|Subject: LUSA: Ramos Horta sends message to meeting
of "liurais" in Macau
From: "Sharon R.A. Scharfe" <firstname.lastname@example.org>
11 FEV 99 - 09:15 East Timor: Ramos Horta sends message to meeting of "liurais" in Macau
Macau, Feb 10 (Lusa) - East Timor Nobel Peace Prize laureate Jose Ramos Horta said in a message released in Macau on Thursday the United Nations should prepare his occupied homeland for independence. Ramos Horta said in the message sent to the First Convention of East Timor Traditional Sovereign Rulers ("liurais") in Macau the UN should establish a transitional administration in East Timor after Indonesia's withdrawal from the half-island off northern Australia. Ramos Horta, vice-president of the Timorese National Resistance Council, also said in the message from Lisbon dated February 10 that East Timor would be able to "survive without Jakarta." The Nobel Peace Prize laureate, who lives in Australia and Portugal, also said his homeland had reached an "historic moment, ... a moment of prudence, intelligence and creativity, ... a moment of tolerance, unity and reconciliation."

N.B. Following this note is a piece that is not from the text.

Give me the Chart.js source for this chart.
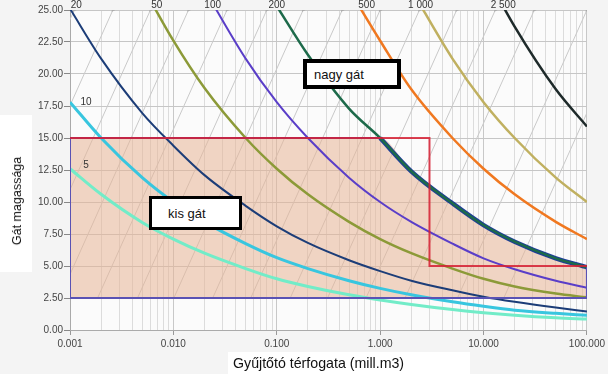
<!DOCTYPE html>
<html>
<head>
<meta charset="utf-8">
<script src="https://cdn.jsdelivr.net/npm/chart.js@4.4.1/dist/chart.umd.min.js"></script>
<style>
  html, body { margin: 0; padding: 0; background: #f4f4f4; }
  #wrap { position: relative; width: 608px; height: 374px; overflow: hidden; font-family: "Liberation Sans", Arial, sans-serif; }
  #chart { position: absolute; left: 0; top: 0; }
  .patch { position: absolute; background: #fff; }
  .ytitle { position: absolute; left: 17px; top: 201px; transform: translate(-50%, -50%) rotate(-90deg); font-size: 12.5px; color: #111; white-space: nowrap; }
  .xtitle { position: absolute; left: 233px; top: 355px; font-size: 14.2px; color: #111; white-space: nowrap; }
  .box { position: absolute; box-sizing: border-box; background: #fff; border: 4px solid #000; font-size: 13px; color: #111; display: flex; align-items: center; }
</style>
</head>
<body>
<div id="wrap">
  <div class="patch" style="left:0;top:115px;width:32px;height:157px"></div>
  <div class="patch" style="left:228px;top:352px;width:242px;height:22px"></div>
  <canvas id="chart" width="608" height="374"></canvas>
  <div class="ytitle">Gát magassága</div>
  <div class="xtitle">Gyűjtőtó térfogata (mill.m3)</div>
  <div class="box" style="left:303px;top:59px;width:98px;height:30px;padding-left:7px">nagy gát</div>
  <div class="box" style="left:149px;top:196px;width:93px;height:34px;border-width:3.5px;padding-left:16px">kis gát</div>
</div>
<script>
// ================================
// Data
// ================================

// volume (mill. m3) positions where the curves were read
const volumes = [0.001, 0.002, 0.005, 0.01, 0.02, 0.05, 0.1, 0.2, 0.5, 1, 2, 5, 10, 20, 50, 100]

// dam height along each curve (null = above the chart)
const h5    = [12.6, 10.6, 8.4, 7.1, 6.0, 4.8, 4.0, 3.4, 2.75, 2.35, 2.0, 1.6, 1.35, 1.15, 0.95, 0.85]
const h10   = [17.8, 15.0, 11.9, 10.0, 8.45, 6.75, 5.65, 4.8, 3.85, 3.25, 2.75, 2.2, 1.85, 1.55, 1.3, 1.15]
const h20   = [25.1, 21.2, 16.95, 14.4, 12.1, 9.7, 8.1, 6.8, 5.45, 4.6, 3.85, 3.1, 2.6, 2.2, 1.75, 1.45]
const h50   = [null, null, 26.9, 22.6, 18.9, 15.0, 12.6, 10.6, 8.45, 7.1, 6.0, 4.8, 4.0, 3.4, 2.85, 2.55]
const h100  = [null, null, null, null, 26.6, 21.2, 17.8, 15.0, 11.9, 10.0, 8.45, 6.75, 5.6, 4.75, 3.85, 3.3]
const h200  = [null, null, null, null, null, null, 25.3, 21.5, 17.3, 15.0, 12.4, 9.9, 8.2, 6.9, 5.6, 4.9]
const h500  = [null, null, null, null, null, null, null, null, 26.6, 22.6, 18.8, 15.0, 12.6, 10.6, 8.45, 7.1]
const h1000 = [null, null, null, null, null, null, null, null, null, null, 26.6, 21.2, 17.8, 15.0, 11.9, 10.0]
const h2500 = [null, null, null, null, null, null, null, null, null, null, null, null, 28.1, 23.7, 18.8, 15.9]

// curve labels
const curveNames = ["5", "10", "20", "50", "100", "200", "500", "1 000", "2 500"]
const topLabels = ["20", "50", "100", "200", "500", "1 000", "2 500"]
const topLabelV = [0.00115, 0.0069, 0.024, 0.1, 0.74, 2.46, 15.5]
const sideLabels = ["10", "5"]
const sideLabelV = [0.00125, 0.00125]
const sideLabelH = [17.8, 12.9]

// "nagy gát" red outline
const bigBoxV = [0.001, 3, 3, 100]
const bigBoxH = [15, 15, 5, 5]

// "kis gát" blue outline (upper right edge follows the 200 curve)
const smallBoxV = [100, 100, 0.001, 0.001, 1]
const smallBoxH = [4.9, 2.5, 2.5, 15, 15]
const fillBaseH = 2.5

// faint grey guide lines (top end at 25, bottom end at 2.5)
const guideTopV    = [0.0005, 0.0011, 0.0026, 0.006, 0.014, 0.033, 0.08, 0.18, 0.43, 1.0, 2.4, 5.5, 13, 31, 100, 280]
const guideBottomV = [0.000028, 0.000062, 0.000146, 0.00034, 0.00079, 0.00185, 0.0045, 0.0101, 0.024, 0.056, 0.135, 0.31, 0.73, 1.74, 5.6, 15.7]
const guideTopH = 25
const guideBottomH = 2.5

// axis ticks
const xTickValues = [0.001, 0.01, 0.1, 1, 10, 100]
const xTickLabels = ["0.001", "0.010", "0.100", "1.000", "10.000", "100.000"]

// ================================
// Build datasets
// ================================

const curveColors = ["#72ecc8", "#38c6df", "#1c3d78", "#8c9a38", "#5a3ec8", "#1d6a4a", "#f07820", "#c0b060", "#1e2a2a"]
const curveWidths = [3, 3, 2, 2.5, 2, 2.5, 2.5, 2.5, 2.5]
const curveData = [h5, h10, h20, h50, h100, h200, h500, h1000, h2500]

function toPoints(xs, ys) {
    return xs.map((x, i) => ({ x: x, y: ys[i] })).filter(p => p.y !== null)
}

let datasets = []

// grey guides
guideTopV.forEach((v, i) => {
    datasets.push({
        data: [{ x: guideBottomV[i], y: guideBottomH }, { x: v, y: guideTopH }],
        borderColor: "#c9c9c9",
        borderWidth: 1,
        pointRadius: [0, 2.2],
        pointStyle: "triangle",
        rotation: -25,
        pointBackgroundColor: "#aaaaaa",
        pointBorderWidth: 0,
        order: 20
    })
})

// shaded "kis gát" area
const edge = [{ x: volumes[0], y: 15 }].concat(toPoints(volumes, h200).filter(p => p.x >= 1))
datasets.push({
    data: edge,
    borderWidth: 0,
    backgroundColor: "rgba(232, 180, 150, 0.55)",
    fill: { value: fillBaseH },
    cubicInterpolationMode: "monotone",
    pointRadius: 0,
    order: 15
})

// thick blue edge under the 200 curve
datasets.push({
    data: toPoints(volumes, h200).filter(p => p.x >= 1),
    borderColor: "#1e3c9a",
    borderWidth: 4.5,
    cubicInterpolationMode: "monotone",
    pointRadius: 0,
    order: 6
})

// curves
curveData.forEach((h, i) => {
    datasets.push({
        label: curveNames[i],
        data: toPoints(volumes, h),
        borderColor: curveColors[i],
        borderWidth: curveWidths[i],
        cubicInterpolationMode: "monotone",
        pointRadius: 0,
        order: 5
    })
})

// blue outline
datasets.push({
    data: toPoints(smallBoxV, smallBoxH),
    borderColor: "#5a52b4",
    borderWidth: 2,
    pointRadius: 0,
    order: 3
})

// red outline
datasets.push({
    data: toPoints(bigBoxV, bigBoxH),
    borderColor: "rgba(214, 30, 50, 0.85)",
    borderWidth: 2,
    pointRadius: 0,
    order: 1
})

// ================================
// Plugins
// ================================

const plotBg = {
    id: "plotBg",
    beforeDraw(chart) {
        const { ctx, chartArea: a } = chart
        ctx.save()
        ctx.fillStyle = "#fbfbfb"
        ctx.fillRect(a.left, a.top, a.width, a.height)
        ctx.restore()
    }
}

const curveLabels = {
    id: "curveLabels",
    afterDraw(chart) {
        const { ctx, chartArea: a } = chart
        const xs = chart.scales.x
        const ys = chart.scales.y
        ctx.save()
        ctx.font = "10px 'Liberation Sans', Arial, sans-serif"
        ctx.fillStyle = "#333"
        ctx.textAlign = "center"
        ctx.textBaseline = "middle"
        topLabels.forEach((t, i) => {
            ctx.fillText(t, xs.getPixelForValue(topLabelV[i]), a.top - 5)
        })
        sideLabels.forEach((t, i) => {
            ctx.fillText(t, xs.getPixelForValue(sideLabelV[i]) + 6, ys.getPixelForValue(sideLabelH[i]))
        })
        ctx.restore()
    }
}

// ================================
// Chart
// ================================

Chart.defaults.font.family = "'Liberation Sans', Arial, sans-serif"
Chart.defaults.font.size = 10
Chart.defaults.color = "#444"

function isDecade(v) {
    return xTickValues.findIndex(d => Math.abs(Math.log10(v / d)) < 1e-6)
}

new Chart(document.getElementById("chart"), {
    type: "scatter",
    data: { datasets: datasets },
    plugins: [plotBg, curveLabels],
    options: {
        responsive: false,
        animation: false,
        showLine: true,
        layout: { padding: { left: 0, top: 10, right: 19, bottom: 0 } },
        plugins: {
            legend: { display: false },
            tooltip: { enabled: false }
        },
        scales: {
            x: {
                type: "logarithmic",
                min: 0.001,
                max: 100,
                afterFit: s => { s.height = 44 },
                afterBuildTicks: s => {
                    let t = []
                    xTickValues.slice(0, -1).forEach(d => {
                        for (let m = 1; m < 10; m++) t.push({ value: +(m * d).toPrecision(6) })
                    })
                    t.push({ value: xTickValues[xTickValues.length - 1] })
                    s.ticks = t
                },
                border: { color: "#aaaaaa" },
                grid: {
                    color: c => isDecade(c.tick.value) >= 0 ? "#c8c8c8" : "#dcdcdc",
                    tickLength: 5,
                    tickColor: c => isDecade(c.tick.value) >= 0 ? "#999" : "rgba(0,0,0,0)"
                },
                ticks: {
                    autoSkip: false,
                    maxRotation: 0,
                    padding: 3,
                    color: "#444",
                    callback: v => {
                        const i = isDecade(v)
                        return i >= 0 ? xTickLabels[i] : ""
                    }
                }
            },
            y: {
                min: 0,
                max: 25,
                afterFit: s => { s.width = 70 },
                border: { color: "#aaaaaa" },
                grid: { color: "#c6c6c6", tickLength: 6, tickColor: "#888" },
                ticks: {
                    stepSize: 2.5,
                    padding: 1,
                    color: "#444",
                    callback: v => v.toFixed(2)
                }
            }
        }
    }
})
</script>
</body>
</html>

Ramos Horta urged East Timor's pro-Indonesian residents not to fear independence of their homeland. East Timor has been under military occupation of Indonesia since December 1975. Jakarta has indicated it is ready to withdraw from East Timor if the territory's population rejects its offer of autonomy. Ramos Horta also said in the message that East Timor's resistance movement, namely FRETILIN (Independent East Timor Revolutionary Front) and the Timorese Democratic Union (UDT) should have the necessary courage and humility to recognise mistakes made in the past that contributed to the territory's tragedy in the past 23 years. FRETILIN and UDT fought a brief civil war before the Indonesian invasion of East Timor in 1975.

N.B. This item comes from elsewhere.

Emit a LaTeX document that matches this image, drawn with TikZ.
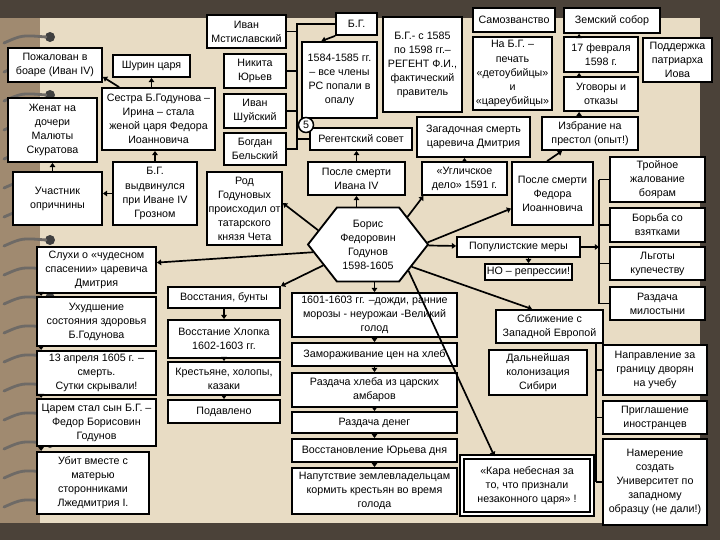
\documentclass[tikz,border=0pt]{standalone}
\usepackage{fontspec}
\setmainfont{Liberation Sans}
\usetikzlibrary{arrows.meta,calc,shapes.symbols}
\definecolor{bgframe}{HTML}{4B4239}
\definecolor{bgstrip}{HTML}{A08A70}
\definecolor{bgpaper}{HTML}{E8DCC4}
\definecolor{ringwire}{HTML}{6E6A66}

\begin{document}
\begin{tikzpicture}[
    x=0.025cm, y=-0.025cm,
    box/.style={draw, fill=white, line width=1.3pt, align=center, inner sep=1pt,
      font=\fontsize{7.6}{10}\selectfont},
    sz/.style 2 args={minimum width=#1*0.025cm, minimum height=#2*0.025cm},
    hexa/.style={box, shape=signal, signal to=west and east, signal pointer angle=104},
    circ/.style={draw, fill=white, circle, line width=1.1pt, inner sep=0.5pt,
      minimum size=15*0.025cm, font=\fontsize{7.6}{10}\selectfont},
    arr/.style={-{Triangle[length=3pt,width=4pt]}, line width=1.2pt},
    link/.style={line width=1.2pt}
  ]
  \useasboundingbox (0,0) rectangle (720,540);
  % slide background and binding
  \fill[bgframe] (0,0) rectangle (720,540);
  \fill[bgstrip] (0,18) rectangle (40,523);
  \fill[bgpaper] (40,18) rectangle (700,523);
  \foreach \ry in {37,66,...,502} {
    \fill[black!75] (50,\ry) circle (5);
    \draw[ringwire, line width=2pt, line cap=round] (4,\ry+6) .. controls (22,\ry-2) .. (46,\ry);
  }

  % left column
  \node[box, sz={94}{34}] (A1) at (55,65) {Пожалован в\\боаре (Иван IV)};
  \node[box, sz={89}{64}] (A2) at (52.5,130) {Женат на\\дочери\\Малюты\\Скуратова};
  \node[box, sz={89}{53}] (A3) at (57.5,198.5) {Участник\\опричнины};
  \node[box, sz={119}{46}] (A4) at (96.5,270) {Слухи о «чудесном\\спасении» царевича\\Дмитрия};
  \node[box, sz={119}{49}] (A5) at (96.5,321.5) {Ухудшение\\состояния здоровья\\Б.Годунова};
  \node[box, sz={119}{44}] (A6) at (96.5,373) {13 апреля 1605 г. –\\смерть.\\Сутки скрывали!};
  \node[box, sz={119}{47}] (A7) at (96.5,422.5) {Царем стал сын Б.Г. –\\Федор Борисовин\\Годунов};
  \node[box, sz={112}{62}] (A8) at (93,483) {Убит вместе с\\матерью\\сторонниками\\Лжедмитрия I.};

  \node[box, sz={77}{22}] (B1) at (151.5,66) {Шурин царя};
  \node[box, sz={113}{62}] (B2) at (158.5,119) {Сестра Б.Годунова –\\Ирина – стала\\женой царя Федора\\Иоанновича};
  \node[box, sz={84}{63}] (B3) at (155,193.5) {Б.Г.\\выдвинулся\\при Иване IV\\Грозном};

  % regency council
  \node[box, sz={79}{33}] (C1) at (246.5,31.5) {Иван\\Мстиславский};
  \node[box, sz={62}{34}] (C2) at (255,71) {Никита\\Юрьев};
  \node[box, sz={62}{34}] (C3) at (255,111) {Иван\\Шуйский};
  \node[box, sz={62}{32}] (C4) at (255,149) {Богдан\\Бельский};
  \node[box, sz={75}{73}] (C5) at (244.5,208.5) {Род\\Годуновых\\происходил от\\татарского\\князя Чета};
  \node[box, sz={112}{21}] (C6) at (224,297.5) {Восстания, бунты};
  \node[box, sz={112}{38}] (C7) at (224,339) {Восстание Хлопка\\1602-1603 гг.};
  \node[box, sz={112}{33}] (C8) at (224,378.5) {Крестьяне, холопы,\\казаки};
  \node[box, sz={112}{23}] (C9) at (224,411.5) {Подавлено};

  \node[box, sz={41}{22}] (D1) at (356.5,24) {Б.Г.};
  \node[box, sz={75}{76}] (D2) at (339.5,80) {1584-1585 гг.\\– все члены\\РС попали в\\опалу};
  \node[box, sz={79}{95}] (D3) at (422.5,64.5) {Б.Г.- с 1585\\по 1598 гг.–\\РЕГЕНТ Ф.И.,\\фактический\\правитель};
  \node[box, sz={102}{22}] (D4) at (361,139) {Регентский совет};
  \node[box, sz={113}{40}] (D5) at (473.5,137) {Загадочная смерть\\царевича Дмитрия};
  \node[box, sz={97}{33}] (D6) at (356.5,178.5) {После смерти\\Ивана IV};
  \node[box, sz={85}{33}] (D7) at (464.5,178.5) {«Угличское\\дело» 1591 г.};
  \node[box, sz={81}{63}] (D8) at (552.5,193.5) {После смерти\\Федора\\Иоанновича};

  % centre
  \node[hexa, sz={120}{74}] (hex) at (368,244.5) {Борис\\Федоровин\\Годунов\\1598-1605};

  \node[box, sz={165}{44}] (D9) at (374.5,315) {1601-1603 гг. –дожди, ранние\\морозы - неурожаи -Великий\\голод};
  \node[box, sz={165}{23}] (D10) at (374.5,354.5) {Замораживание цен на хлеб};
  \node[box, sz={165}{34}] (D11) at (374.5,390) {Раздача хлеба из царских\\амбаров};
  \node[box, sz={165}{21}] (D12) at (374.5,422.5) {Раздача денег};
  \node[box, sz={165}{23}] (D13) at (374.5,450.5) {Восстановление Юрьева дня};
  \node[box, sz={165}{46}] (D14) at (374.5,491) {Напутствие землевладельцам\\кормить крестьян во время\\голода};

  % election
  \node[box, sz={82}{24}] (E1) at (514,20) {Самозванство};
  \node[box, sz={79}{73}] (E2) at (512.5,73.5) {На Б.Г. –\\печать\\«детоубийцы»\\и\\«цареубийцы»};
  \node[box, sz={96}{25}] (E3) at (612,20.5) {Земский собор};
  \node[box, sz={74}{35}] (E4) at (601,54.5) {17 февраля\\1598 г.};
  \node[box, sz={74}{34}] (E5) at (601,94) {Уговоры и\\отказы};
  \node[box, sz={69}{44}] (E6) at (677.5,60) {Поддержка\\патриарха\\Иова};
  \node[box, sz={96}{33}] (E7) at (590,133.5) {Избрание на\\престол (опыт!)};
  \node[box, sz={123}{20}] (E8) at (518.5,247) {Популистские меры};
  \node[box, sz={87}{16}] (E9) at (528.5,272) {НО – репрессии!};
  \node[box, sz={107}{33}] (E10) at (549.5,326.5) {Сближение с\\Западной Европой};
  \node[box, sz={98}{45}] (E11) at (538,372.5) {Дальнейшая\\колонизация\\Сибири};
  \node[box, double, double distance=1.5pt, sz={130}{57}] (E12) at (527,485.5) {«Кара небесная за\\то, что признали\\незаконного царя» !};

  \node[box, sz={95}{45}] (F1) at (657.5,179.5) {Тройное\\жалование\\боярам};
  \node[box, sz={95}{34}] (F2) at (657.5,225) {Борьба со\\взятками};
  \node[box, sz={95}{33}] (F3) at (657.5,263.5) {Льготы\\купечеству};
  \node[box, sz={95}{33}] (F4) at (657.5,303.5) {Раздача\\милостыни};
  \node[box, sz={104}{50}] (F5) at (655,370) {Направление за\\границу дворян\\на учебу};
  \node[box, sz={104}{33}] (F6) at (655,417.5) {Приглашение\\иностранцев};
  \node[box, sz={104}{86}] (F7) at (655,482) {Намерение\\создать\\Университет по\\западному\\образцу (не дали!)};

  % brackets
  \coordinate (brC) at (297,0);
  \coordinate (brF) at (599,0);
  \coordinate (brG) at (596,0);
  \draw[link] (D1.west) -- (D1.west -| brC) -- (C4.east -| brC) -- (C4.east);
  \foreach \n in {C1,C2,C3}
    \draw[link] (\n.east) -- (\n.east -| brC);
  \draw[link] (D4.west -| brC) -- (D4.west);
  \node[circ] (n5) at (306,125) {5};
  \draw[link] (F1.west -| brF) -- (F4.west -| brF);
  \foreach \n in {F1,F2,F3,F4}
    \draw[link] (\n.west -| brF) -- (\n.west);
  \draw[link] (E10.south -| brG) -- (F7.west -| brG);
  \foreach \n in {F5,F6,F7}
    \draw[link] (\n.west -| brG) -- (\n.west);

  % arrows
  \draw[arr] (A3.north -| A2.south) -- (A2.south);
  \draw[arr] (B2.141) -- (A1.-14);
  \draw[arr] (B2.north -| B1.south) -- (B1.south);
  \draw[arr] (B3.north) -- (B3.north |- B2.south);
  \draw[arr] (B3.west) -- (B3.west -| A3.east);
  \draw[arr] ($(A4.south west)+(5,0)$) -- ($(A5.north west)+(5,0)$);
  \draw[arr] ($(A5.south west)+(5,0)$) -- ($(A6.north west)+(5,0)$);
  \draw[arr] ($(A6.south west)+(5,0)$) -- ($(A7.north west)+(5,0)$);
  \draw[arr] ($(A7.south west)+(5,0)$) -- ($(A8.north west)+(5,0)$);
  \draw[arr] (C6) -- (C7);
  \draw[arr] (C7) -- (C8);
  \draw[arr] (C8) -- (C9);
  \draw[arr] (D1.south west) -- (D2.115);
  \draw[arr] (D6.north) -- (D6.north |- D4.south);
  \draw[arr] (D7.north) -- (D7.north |- D5.south);
  \draw[arr] ($(D8.north west)+(36,0)$) -- ($(E7.south west)+(21,0)$);
  \draw[arr] ($(E7.north west)+(38,0)$) -- ($(E5.south west)+(16,0)$);
  \draw[arr] ($(E5.north west)+(16,0)$) -- ($(E4.south west)+(16,0)$);
  \draw[arr] ($(E4.north west)+(16,0)$) -- ($(E3.south west)+(16,0)$);
  \draw[arr] (E8.south -| E9.north) -- (E9.north);
  \draw[arr] (E8.east) -- (E8.east -| brF);
  \draw[arr] (D9) -- (D10);
  \draw[arr] (D10) -- (D11);
  \draw[arr] (D11) -- (D12);
  \draw[arr] (D12) -- (D13);
  \draw[arr] (D13) -- (D14);

  % from Boris Godunov
  \draw[arr] (hex.188) -- (A4.7);
  \draw[arr] (hex.164) -- (C5.8);
  \draw[arr] (hex.205) -- (C6.north east);
  \draw[arr] (hex.north -| D6.south) -- (D6.south);
  \draw[arr] (hex.35) -- (D7.203);
  \draw[arr] (hex.2) -- (D8.200);
  \draw[arr] (hex) -- (E8);
  \draw[arr] (hex.-27) -- (E10.135);
  \draw[arr] (hex.-33) -- (E12.138);
  \draw[arr] (hex.south -| D9.north) -- (D9.north);
\end{tikzpicture}
\end{document}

Ramos Horta described "brother" Xanana Gusmao as "our leader." The Indonesian ministry of justice transferred Gusmao from a prison cell to special detention in a government-owned house in Jakarta on Wednesday. Ramos Horta, who shared the Nobel Peace Prize with East Timorese Roman Catholic Bishop Carlos Ximenes Belo in Oslo in 1996, said he was confident that the international community would support the establishment of a free and independent East Timor. Ramos Horta was unable to attend the meeting in Macau because of previous engagements, including an audience with Portuguese President Jorge Sampaio in Lisbon on Thursday. The three-day meeting of traditional East Timorese chieftains, known as "liurais" in Tetum, is organised by the Macau East Timorese Association - Rai Timor. About three dozen "liruais" take part in the meeting that centres on East Timor's future political and administrative structure. The meeting, which opened on Thursday, will also discuss self-government, including public administration and local "kingships" held by the traditional chieftains, and human resources development. The "liurais" are planned to set up a Senate on Friday.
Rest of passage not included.